*Input rows*.

○ ○ ○ ○ ○

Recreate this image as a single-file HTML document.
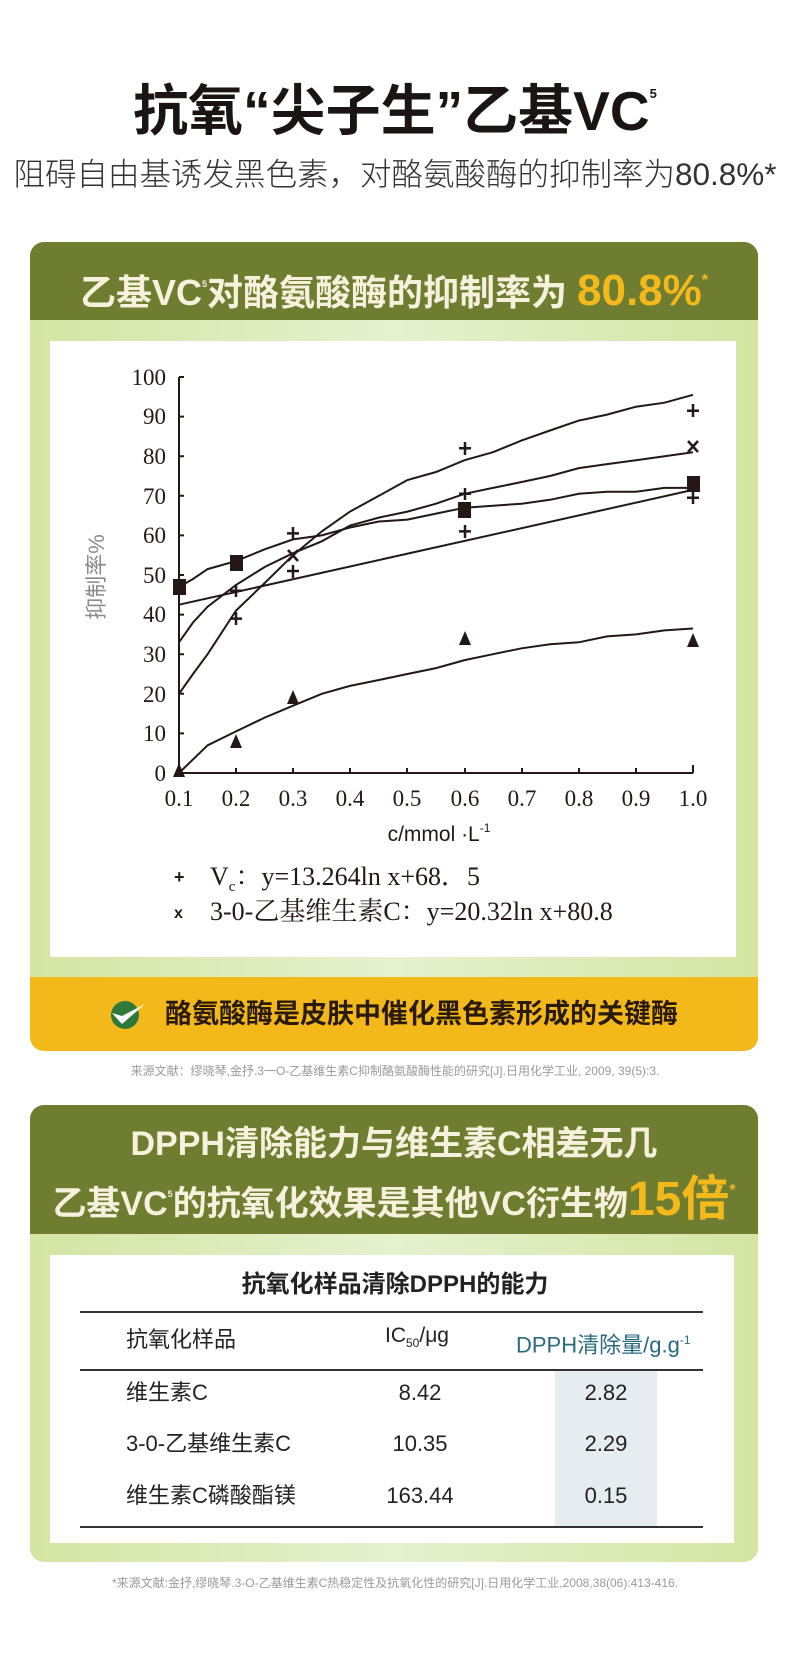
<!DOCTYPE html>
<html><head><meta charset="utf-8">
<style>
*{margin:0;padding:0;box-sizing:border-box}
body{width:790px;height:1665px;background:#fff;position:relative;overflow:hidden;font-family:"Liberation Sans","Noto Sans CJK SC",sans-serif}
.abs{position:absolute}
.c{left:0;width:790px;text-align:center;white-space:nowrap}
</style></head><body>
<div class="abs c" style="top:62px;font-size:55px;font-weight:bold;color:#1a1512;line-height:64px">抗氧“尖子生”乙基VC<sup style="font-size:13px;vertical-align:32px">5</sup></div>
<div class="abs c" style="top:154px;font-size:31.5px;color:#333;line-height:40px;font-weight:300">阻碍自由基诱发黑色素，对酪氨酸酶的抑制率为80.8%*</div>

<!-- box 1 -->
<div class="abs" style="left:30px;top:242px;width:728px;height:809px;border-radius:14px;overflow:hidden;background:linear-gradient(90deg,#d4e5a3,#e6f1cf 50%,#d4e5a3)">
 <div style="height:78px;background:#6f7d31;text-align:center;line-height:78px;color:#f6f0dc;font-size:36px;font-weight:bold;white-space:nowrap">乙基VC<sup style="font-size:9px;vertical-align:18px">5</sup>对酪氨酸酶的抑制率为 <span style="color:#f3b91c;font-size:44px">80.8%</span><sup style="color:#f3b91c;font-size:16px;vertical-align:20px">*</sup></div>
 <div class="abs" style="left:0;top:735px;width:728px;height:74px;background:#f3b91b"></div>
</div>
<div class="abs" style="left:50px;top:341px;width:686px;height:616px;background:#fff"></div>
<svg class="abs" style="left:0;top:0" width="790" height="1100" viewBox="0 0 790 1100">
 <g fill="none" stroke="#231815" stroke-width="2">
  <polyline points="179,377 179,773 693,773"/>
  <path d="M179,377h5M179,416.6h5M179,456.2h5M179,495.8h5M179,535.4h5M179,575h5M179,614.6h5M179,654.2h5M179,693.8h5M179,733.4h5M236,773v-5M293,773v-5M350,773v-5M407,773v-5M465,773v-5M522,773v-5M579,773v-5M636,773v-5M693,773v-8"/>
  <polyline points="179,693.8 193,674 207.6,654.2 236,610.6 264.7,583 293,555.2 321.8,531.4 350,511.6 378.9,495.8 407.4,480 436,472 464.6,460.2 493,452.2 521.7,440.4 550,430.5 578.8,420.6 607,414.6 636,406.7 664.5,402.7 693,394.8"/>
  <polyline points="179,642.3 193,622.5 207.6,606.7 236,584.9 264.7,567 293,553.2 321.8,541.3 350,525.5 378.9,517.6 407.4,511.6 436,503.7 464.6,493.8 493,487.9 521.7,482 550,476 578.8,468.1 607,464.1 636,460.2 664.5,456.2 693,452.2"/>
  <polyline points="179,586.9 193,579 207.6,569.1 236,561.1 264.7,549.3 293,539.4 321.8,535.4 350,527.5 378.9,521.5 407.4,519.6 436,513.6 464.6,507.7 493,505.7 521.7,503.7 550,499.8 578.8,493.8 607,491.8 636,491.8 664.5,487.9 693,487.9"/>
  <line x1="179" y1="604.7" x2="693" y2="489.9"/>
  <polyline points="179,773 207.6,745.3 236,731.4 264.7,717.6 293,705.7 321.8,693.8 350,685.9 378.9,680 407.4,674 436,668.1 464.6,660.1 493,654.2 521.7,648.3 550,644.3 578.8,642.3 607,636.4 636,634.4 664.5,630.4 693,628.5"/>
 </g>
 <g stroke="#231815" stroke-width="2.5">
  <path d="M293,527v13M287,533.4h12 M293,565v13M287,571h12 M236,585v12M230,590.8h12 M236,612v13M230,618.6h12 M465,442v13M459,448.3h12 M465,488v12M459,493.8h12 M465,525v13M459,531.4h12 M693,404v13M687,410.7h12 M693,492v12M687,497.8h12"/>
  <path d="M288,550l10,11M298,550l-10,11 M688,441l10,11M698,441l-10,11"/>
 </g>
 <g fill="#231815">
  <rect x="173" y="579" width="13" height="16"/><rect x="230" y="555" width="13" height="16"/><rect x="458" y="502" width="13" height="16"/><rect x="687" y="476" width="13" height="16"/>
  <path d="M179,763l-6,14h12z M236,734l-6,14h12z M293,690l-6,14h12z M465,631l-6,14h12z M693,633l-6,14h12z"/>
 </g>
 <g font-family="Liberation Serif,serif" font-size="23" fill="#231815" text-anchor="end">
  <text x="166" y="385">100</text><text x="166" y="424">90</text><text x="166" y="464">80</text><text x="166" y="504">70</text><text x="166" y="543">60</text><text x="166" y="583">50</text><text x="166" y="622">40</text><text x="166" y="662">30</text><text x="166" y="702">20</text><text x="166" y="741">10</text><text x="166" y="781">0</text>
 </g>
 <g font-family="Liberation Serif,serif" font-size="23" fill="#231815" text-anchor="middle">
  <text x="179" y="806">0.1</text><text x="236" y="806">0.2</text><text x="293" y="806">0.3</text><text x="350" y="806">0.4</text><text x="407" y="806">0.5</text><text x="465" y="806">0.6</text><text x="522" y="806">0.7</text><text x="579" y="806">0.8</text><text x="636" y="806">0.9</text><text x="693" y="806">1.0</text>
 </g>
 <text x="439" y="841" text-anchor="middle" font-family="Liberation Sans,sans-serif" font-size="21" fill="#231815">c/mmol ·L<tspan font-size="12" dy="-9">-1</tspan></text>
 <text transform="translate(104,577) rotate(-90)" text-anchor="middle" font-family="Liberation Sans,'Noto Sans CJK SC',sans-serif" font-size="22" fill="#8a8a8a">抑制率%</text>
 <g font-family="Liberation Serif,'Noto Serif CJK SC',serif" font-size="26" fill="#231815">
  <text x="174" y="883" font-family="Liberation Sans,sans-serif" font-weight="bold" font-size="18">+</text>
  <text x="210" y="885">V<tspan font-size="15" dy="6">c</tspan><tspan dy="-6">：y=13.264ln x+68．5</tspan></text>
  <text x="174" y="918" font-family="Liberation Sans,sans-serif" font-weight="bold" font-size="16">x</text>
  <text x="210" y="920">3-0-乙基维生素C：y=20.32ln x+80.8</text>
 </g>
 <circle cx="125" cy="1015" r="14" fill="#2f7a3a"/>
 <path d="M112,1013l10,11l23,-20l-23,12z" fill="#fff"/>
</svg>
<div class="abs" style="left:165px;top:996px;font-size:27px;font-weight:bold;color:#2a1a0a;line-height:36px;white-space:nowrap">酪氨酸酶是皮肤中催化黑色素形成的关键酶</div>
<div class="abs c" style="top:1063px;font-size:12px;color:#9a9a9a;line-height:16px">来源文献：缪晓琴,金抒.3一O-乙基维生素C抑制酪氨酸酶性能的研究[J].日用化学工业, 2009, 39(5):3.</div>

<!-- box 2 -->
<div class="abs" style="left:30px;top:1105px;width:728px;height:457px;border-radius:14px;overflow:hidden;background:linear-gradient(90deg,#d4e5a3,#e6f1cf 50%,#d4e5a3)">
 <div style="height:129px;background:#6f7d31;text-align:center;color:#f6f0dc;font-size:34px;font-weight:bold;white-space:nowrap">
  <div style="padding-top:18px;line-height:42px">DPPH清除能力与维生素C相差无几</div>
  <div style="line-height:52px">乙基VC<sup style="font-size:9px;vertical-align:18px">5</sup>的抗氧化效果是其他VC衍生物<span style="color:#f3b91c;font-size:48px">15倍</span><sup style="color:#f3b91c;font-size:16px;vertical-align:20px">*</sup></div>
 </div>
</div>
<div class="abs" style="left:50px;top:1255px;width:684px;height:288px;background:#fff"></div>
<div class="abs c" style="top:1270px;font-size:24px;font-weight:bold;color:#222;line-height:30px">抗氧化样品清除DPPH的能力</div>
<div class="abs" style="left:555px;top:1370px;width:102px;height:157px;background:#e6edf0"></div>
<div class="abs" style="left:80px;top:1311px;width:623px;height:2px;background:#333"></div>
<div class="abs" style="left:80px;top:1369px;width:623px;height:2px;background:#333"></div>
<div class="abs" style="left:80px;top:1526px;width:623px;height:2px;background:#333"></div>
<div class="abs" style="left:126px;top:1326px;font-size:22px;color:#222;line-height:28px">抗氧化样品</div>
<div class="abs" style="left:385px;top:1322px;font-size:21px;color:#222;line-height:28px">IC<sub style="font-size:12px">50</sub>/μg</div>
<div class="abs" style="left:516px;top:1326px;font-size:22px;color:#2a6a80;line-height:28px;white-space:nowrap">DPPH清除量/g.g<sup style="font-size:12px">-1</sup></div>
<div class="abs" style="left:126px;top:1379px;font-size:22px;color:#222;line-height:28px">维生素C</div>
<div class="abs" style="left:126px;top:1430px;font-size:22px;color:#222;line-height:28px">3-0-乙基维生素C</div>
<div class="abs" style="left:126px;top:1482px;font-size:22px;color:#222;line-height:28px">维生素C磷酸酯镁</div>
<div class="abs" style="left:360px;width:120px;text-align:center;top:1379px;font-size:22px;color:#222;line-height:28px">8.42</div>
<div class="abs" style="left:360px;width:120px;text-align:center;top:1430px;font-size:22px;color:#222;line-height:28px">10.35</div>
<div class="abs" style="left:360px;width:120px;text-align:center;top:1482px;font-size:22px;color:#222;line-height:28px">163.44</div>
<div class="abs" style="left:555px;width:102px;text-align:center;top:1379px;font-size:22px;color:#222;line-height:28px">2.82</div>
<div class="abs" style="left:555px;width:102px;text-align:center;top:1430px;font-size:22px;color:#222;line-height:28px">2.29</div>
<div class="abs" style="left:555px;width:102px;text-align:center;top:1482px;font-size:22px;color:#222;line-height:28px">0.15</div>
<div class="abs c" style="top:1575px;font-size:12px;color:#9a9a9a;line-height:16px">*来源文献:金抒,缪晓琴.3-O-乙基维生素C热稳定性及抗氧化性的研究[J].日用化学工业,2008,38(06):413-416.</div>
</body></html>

○ ○ ○ ○ ○

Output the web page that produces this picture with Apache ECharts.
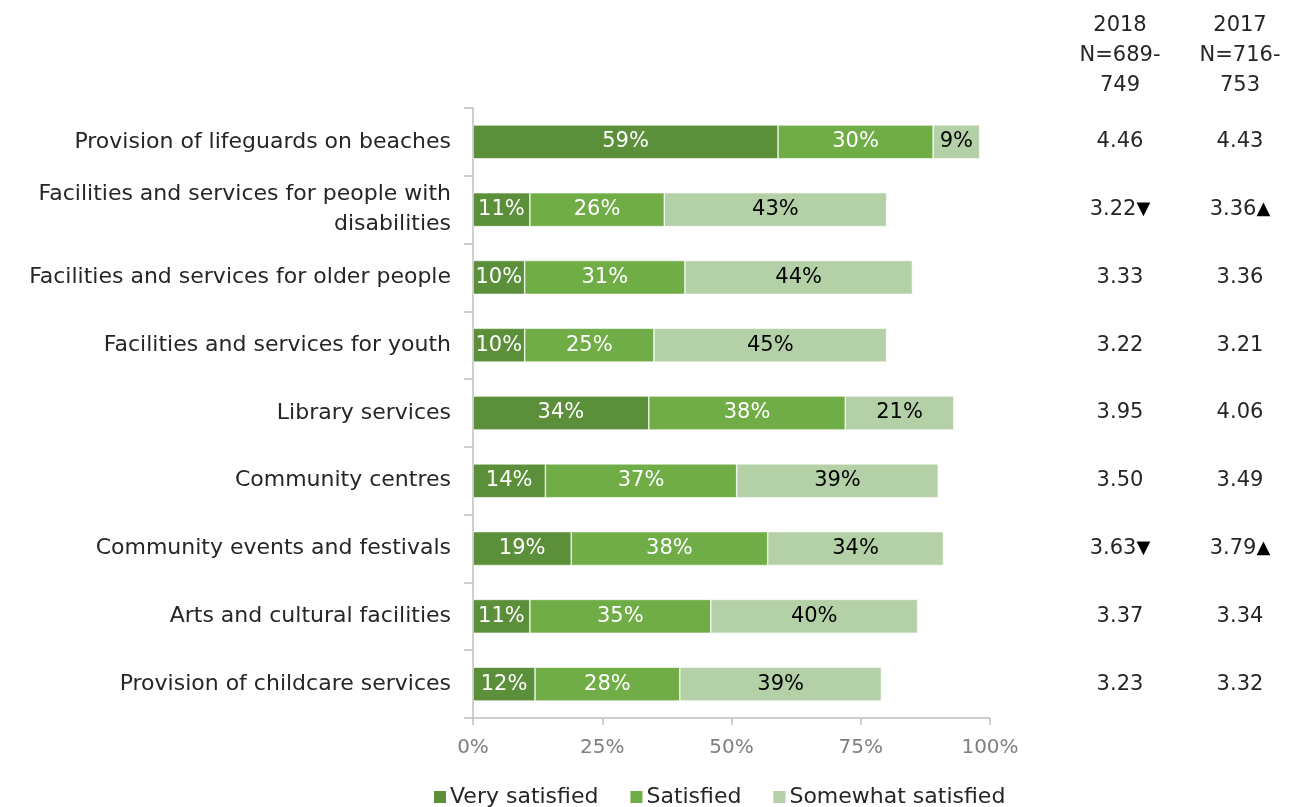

○ ○ ○ ○ ○

*What is expected*. In the listing above, find the lines holding the word "this" and copy them.

*Expected answer*.
Recreate this image as a single-file HTML document.
Output the web page that produces this picture with Apache ECharts.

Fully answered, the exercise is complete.